Q1 2026 recorded approximately $464.5 million in losses across 43 confirmed security incidents, with phishing and social engineering attacks accounting for the majority of the damage. A single $282 million hardware wallet phishing scam in January represented nearly 81% of total Q1 losses, demonstrating how one sophisticated social engineering campaign can inflict more damage than dozens of protocol-level exploits combined.
The threat landscape intensified further during Q2.
Approximately 70 security incidents have already resulted in nearly $746 million in losses, making Q2 2026 the most active quarter ever recorded for crypto-related attacks.
One of the most recent examples involved Polymarket, where attackers reportedly compromised a third-party vendor, injected malicious code into the platform, and ultimately stole an estimated $3 million from at least 11 users.
The incident perfectly illustrates one of 2026's defining cybersecurity trends:
Attackers are increasingly targeting supply chains and human behavior rather than blockchain protocols themselves.
Evolving Smart Contract Risks
The OWASP Smart Contract Top 10 (2026) highlights how modern attack methods continue evolving.
Business Logic Vulnerabilities have rapidly become one of the industry's largest security concerns, while Proxy and Upgradeability Vulnerabilities now appear as newly recognized risks affecting upgradeable smart contract architectures.

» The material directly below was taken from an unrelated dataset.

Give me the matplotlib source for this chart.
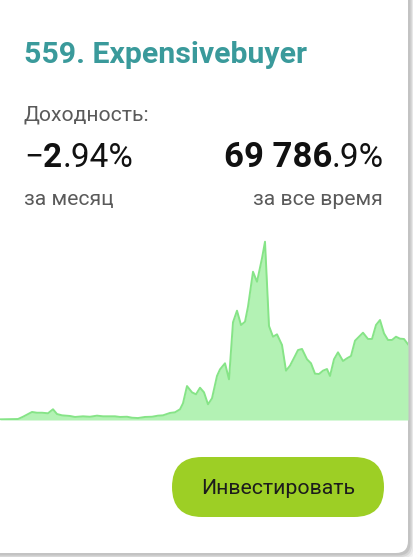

Traditional attack vectors remain highly relevant as well, including:
• Price Oracle Manipulation
• Flash Loan Exploits
• Reentrancy Attacks
• Arithmetic & Logic Errors
Security researchers continue observing a clear trend single-bug exploits are becoming less common, while sophisticated multi-stage attacks combining phishing, protocol manipulation, and bridge vulnerabilities are becoming increasingly frequent.
Nation-State Threats Continue Growing
The Sherlock Q1 2026 Security Report documented approximately 145 separate exploits exceeding $1 million in losses.
Among them, the Drift Protocol exploit, which resulted in approximately $285 million in damages, has been attributed to DPRK-linked threat actors, highlighting the growing involvement of state-sponsored cyber groups within the digital asset industry.
These organizations continue targeting centralized exchanges, bridges, DeFi protocols, and individual users through increasingly advanced phishing campaigns, fake airdrops, malicious approvals, AI-generated deepfakes, and supply-chain compromises.
Building a Strong Security Strategy
Protecting digital assets now requires a layered security approach rather than relying on a single defense mechanism.
Key best practices include:
• Purchase hardware wallets only through official manufacturers.
• Carefully verify every contract address, transaction approval, and token permission before signing.
• Keep long-term holdings in cold storage while using separate hot wallets for daily transactions.
• Enable all available account protections, including multi-factor authentication, withdrawal whitelists, and time-lock security features whenever supported.
• Stay informed about emerging phishing campaigns and newly disclosed exploits before interacting with unfamiliar applications.
As Web3 continues expanding, operational security has become just as important as technological innovation.
For individual investors, one simple principle remains highly effective:
Treat every unexpected message, unfamiliar airdrop, suspicious website, or unusually high-yield opportunity as a potential attack until proven otherwise.
With industry losses already approaching another record year, personal security discipline remains the strongest defense against becoming part of the next headline exploit.